What to work on:
Check each line of the listing, and copy it if it contains the word "this".

Data for processing:
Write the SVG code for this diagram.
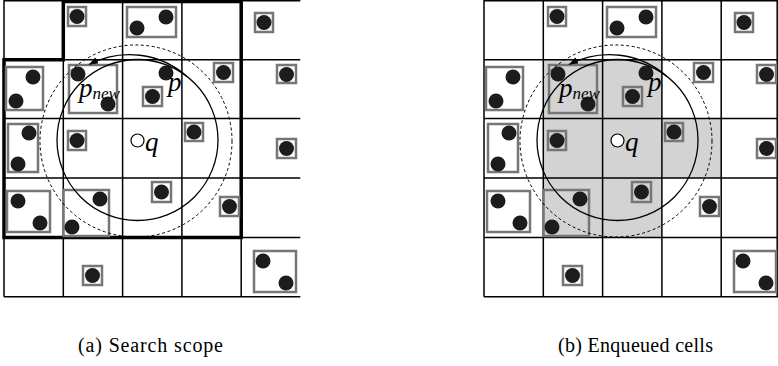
<svg xmlns="http://www.w3.org/2000/svg" xmlns:xlink="http://www.w3.org/1999/xlink" width="778" height="366" viewBox="0 0 778 366">
  <style>
    .grid { stroke: #000; stroke-width: 1.5; fill: none; }
    .bold { stroke: #000; stroke-width: 3.5; fill: none; stroke-linejoin: miter; }
    .box { stroke: #767676; stroke-width: 2.5; fill: none; }
    .dot { fill: #1c1c1c; }
    .qpt { fill: #fff; stroke: #000; stroke-width: 1.2; }
    .ring { fill: none; stroke: #000; stroke-width: 1.3; }
    .ring-dash { fill: none; stroke: #000; stroke-width: 1; stroke-dasharray: 3 2.5; }
    .lbl { font-family: "Liberation Serif", "DejaVu Serif", serif; font-style: italic; fill: #000; }
    .cap { font-family: "Liberation Serif", "DejaVu Serif", serif; font-size: 20px; fill: #000; }
  </style>
  <defs>
    <marker id="head" markerUnits="userSpaceOnUse" markerWidth="10" markerHeight="8" refX="9" refY="3.5" orient="auto">
      <path d="M0,0 L9,3.5 L0,7 z" fill="#000"/>
    </marker>
    <!-- grid lines shared by both panels -->
    <g id="cells">
      <path class="grid" d="M4,0.75 H300.3 M4,59.8 H300.3 M4,118.6 H300.3 M4,178 H300.3 M4,237.5 H300.3 M4,296.8 H300.3
                            M4,0 V296.8 M63.3,0 V296.8 M122.6,0 V296.8 M181.9,0 V296.8 M241.2,0 V296.8"/>
    </g>
    <!-- buckets (grey boxes) and data points -->
    <g id="points">
      <g id="boxes">
        <rect class="box" x="68" y="7" width="18" height="19"/>
        <rect class="box" x="127" y="7" width="49" height="30"/>
        <rect class="box" x="255" y="13" width="18" height="19"/>
        <rect class="box" x="6" y="67" width="37" height="43"/>
        <rect class="box" x="69" y="65" width="48" height="48"/>
        <rect class="box" x="143" y="87" width="19" height="19"/>
        <rect class="box" x="214" y="63" width="19" height="19"/>
        <rect class="box" x="277" y="65" width="19" height="18"/>
        <rect class="box" x="8" y="124" width="30" height="48"/>
        <rect class="box" x="68" y="131" width="18" height="19"/>
        <rect class="box" x="185" y="123" width="18" height="18"/>
        <rect class="box" x="277" y="139" width="19" height="19"/>
        <rect class="box" x="7" y="191" width="43" height="41"/>
        <rect class="box" x="63.5" y="190" width="45.5" height="46"/>
        <rect class="box" x="152" y="182" width="19" height="20"/>
        <rect class="box" x="220" y="197" width="19" height="19"/>
        <rect class="box" x="83" y="266" width="19" height="19"/>
        <rect class="box" x="254" y="251" width="42" height="41"/>
      </g>
      <g id="dots">
        <circle class="dot" cx="77" cy="16.5" r="7.5"/>
        <circle class="dot" cx="137" cy="28" r="7.5"/>
        <circle class="dot" cx="166" cy="17" r="7.5"/>
        <circle class="dot" cx="264" cy="22.5" r="7.5"/>
        <circle class="dot" cx="33" cy="77" r="7.5"/>
        <circle class="dot" cx="16" cy="101" r="7.5"/>
        <circle class="dot" cx="78" cy="74" r="7.5"/>
        <circle class="dot" cx="108" cy="104" r="7.5"/>
        <circle class="dot" cx="166" cy="73" r="7.5"/>
        <circle class="dot" cx="152.5" cy="96.5" r="7.5"/>
        <circle class="dot" cx="223.5" cy="72.5" r="7.5"/>
        <circle class="dot" cx="286.5" cy="74.5" r="7.5"/>
        <circle class="dot" cx="29" cy="133" r="7.5"/>
        <circle class="dot" cx="18" cy="164" r="7.5"/>
        <circle class="dot" cx="77" cy="140.5" r="7.5"/>
        <circle class="dot" cx="194" cy="132" r="7.5"/>
        <circle class="dot" cx="286.5" cy="148.5" r="7.5"/>
        <circle class="dot" cx="18" cy="201" r="7.5"/>
        <circle class="dot" cx="40" cy="223" r="7.5"/>
        <circle class="dot" cx="100" cy="199" r="7.5"/>
        <circle class="dot" cx="72" cy="227" r="7.5"/>
        <circle class="dot" cx="161.5" cy="192" r="7.5"/>
        <circle class="dot" cx="229.5" cy="206.5" r="7.5"/>
        <circle class="dot" cx="92.5" cy="275.5" r="7.5"/>
        <circle class="dot" cx="263" cy="261" r="7.5"/>
        <circle class="dot" cx="286" cy="283" r="7.5"/>
      </g>
      <!-- query point, search rings and the p -> p_new update arc -->
      <circle class="qpt" cx="137.5" cy="140.5" r="6.5"/>
      <circle class="ring" cx="137.5" cy="140" r="80.5"/>
      <circle class="ring-dash" cx="136" cy="141" r="96"/>
      <path class="ring" d="M187,76.5 A87,87 0 0 0 89,64.5" marker-end="url(#head)"/>
      <text class="lbl" x="79" y="97" font-size="27">p<tspan font-size="17" dy="2">new</tspan></text>
      <text class="lbl" x="168" y="91" font-size="27">p</text>
      <text class="lbl" x="145" y="151" font-size="27">q</text>
    </g>
  </defs>

  <!-- (a) search scope -->
  <g id="panel-a">
    <use xlink:href="#cells"/>
    <path id="scope" class="bold" d="M4,59.8 H63.3 V1.5 H241.2 V237.5 H4 Z"/>
    <use xlink:href="#points"/>
    <text id="caption-a" class="cap" x="78" y="352" textLength="145" lengthAdjust="spacing">(a) Search scope</text>
  </g>

  <!-- (b) enqueued cells -->
  <g id="panel-b">
    <polygon id="enqueued" fill="#d3d3d3" points="543.3,59.8 661.9,59.8 661.9,118.6 721.2,118.6 721.2,178 661.9,178 661.9,237.5 543.3,237.5"/>
    <use xlink:href="#cells" x="480"/>
    <path class="grid" d="M777.2,0 V296.8"/>
    <use xlink:href="#points" x="480"/>
    <text id="caption-b" class="cap" x="558" y="352" textLength="155" lengthAdjust="spacing">(b) Enqueued cells</text>
  </g>
</svg>
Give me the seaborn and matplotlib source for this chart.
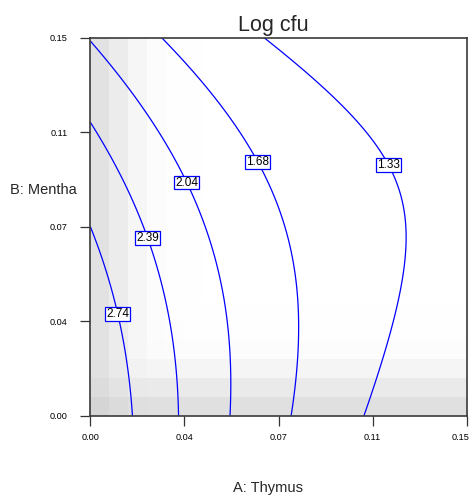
import numpy as np
import matplotlib
matplotlib.use("Agg")
import matplotlib.pyplot as plt
import matplotlib.transforms as mtransforms
import seaborn as sns

# ---- data ----
# quadratic response-surface coefficients for Log cfu (A: Thymus, B: Mentha)
coef_names = ["b0", "A", "B", "AB", "A2", "B2"]
coef_values = [3.09, -21.7, -2.22, 54.3, 51.0, -32.6]
contour_levels = [1.33, 1.68, 2.04, 2.39, 2.74]
label_points_A = [0.1206, 0.0668, 0.0389, 0.0230, 0.0106]
label_points_B = [0.1006, 0.1006, 0.0927, 0.0705, 0.0403]
tick_values = [0.0, 0.0375, 0.075, 0.1125, 0.15]
tick_labels = ["0.00", "0.04", "0.07", "0.11", "0.15"]
# background shading darkness (0-255) by column (A) and row (B), 20 cells each
col_dark = [29, 19, 9, 3, 1.5, 1, 0.5, 0, 0, 0, 0, 0, 0, 0, 0, 0, 0, 0, 0, 0]
row_dark = [31, 21, 10, 3, 1.5, 1, 0.5, 0, 0, 0, 0, 0, 0, 0, 0, 0, 0, 0, 0, 0]

sns.set_style("white")
plt.rcParams["font.family"] = ["Liberation Sans", "DejaVu Sans"]

W, H = 473, 495
fig = plt.figure(figsize=(W / 100, H / 100), dpi=100)
ax = fig.add_axes([90.3 / W, 1 - 415.7 / H, 376.4 / W, 378.2 / H])

# background grid
edges = np.linspace(0, 0.15, len(col_dark) + 1)
cd = np.array(col_dark)[None, :]
rd = np.array(row_dark)[:, None]
gray = (255 - np.hypot(cd, rd)) / 255.0
ax.pcolormesh(edges, edges, gray, cmap="gray", vmin=0, vmax=1,
              shading="flat", zorder=0)

# response surface
a = np.linspace(0, 0.15, 301)
b = np.linspace(0, 0.15, 301)
AA, BB = np.meshgrid(a, b)
c = dict(zip(coef_names, coef_values))
Z = (c["b0"] + c["A"] * AA + c["B"] * BB + c["AB"] * AA * BB
     + c["A2"] * AA ** 2 + c["B2"] * BB ** 2)

cs = ax.contour(AA, BB, Z, levels=contour_levels, colors="#0000ff",
                linewidths=0.9, zorder=2)
labels = ax.clabel(cs, fmt="%.2f", inline=False, fontsize=8.5,
                   colors="black",
                   manual=list(zip(label_points_A, label_points_B)))
for t in labels:
    t.set_rotation(0)
    t.set_bbox(dict(boxstyle="square,pad=0.08", facecolor="white",
                    edgecolor="#0000ff", linewidth=0.9))
    t.set_zorder(5)

ax.set_xlim(0, 0.15)
ax.set_ylim(0, 0.15)
ax.set_xticks(tick_values)
ax.set_xticklabels(tick_labels)
ax.set_yticks(tick_values)
ax.set_yticklabels(tick_labels)
ax.tick_params(axis="both", direction="out", length=7.2, width=0.9,
               color="#333333", labelsize=6.6, labelcolor="black",
               bottom=True, left=True)
ax.tick_params(axis="y", pad=9)
ax.tick_params(axis="x", pad=5)
last = ax.get_xticklabels()[-1]
last.set_horizontalalignment("right")
last.set_transform(last.get_transform() +
                   mtransforms.ScaledTranslation(3 / 100, 0, fig.dpi_scale_trans))
for s in ax.spines.values():
    s.set_visible(True)
    s.set_color("#3a3a3a")
    s.set_linewidth(1.2)
ax.grid(False)

fig.text(273 / W, 1 - 31 / H, "Log cfu", ha="center", va="baseline",
         fontsize=15.5)
fig.text(10 / W, 1 - 190 / H, "B: Mentha", ha="left", va="center",
         fontsize=10.5)
fig.text(268 / W, 1 - 492 / H, "A: Thymus", ha="center", va="baseline",
         fontsize=10.5)

fig.savefig("out.png", dpi=100, facecolor="white")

Reply:
Write the SVG code for this diagram.
Give me the seaborn and matplotlib source for this chart.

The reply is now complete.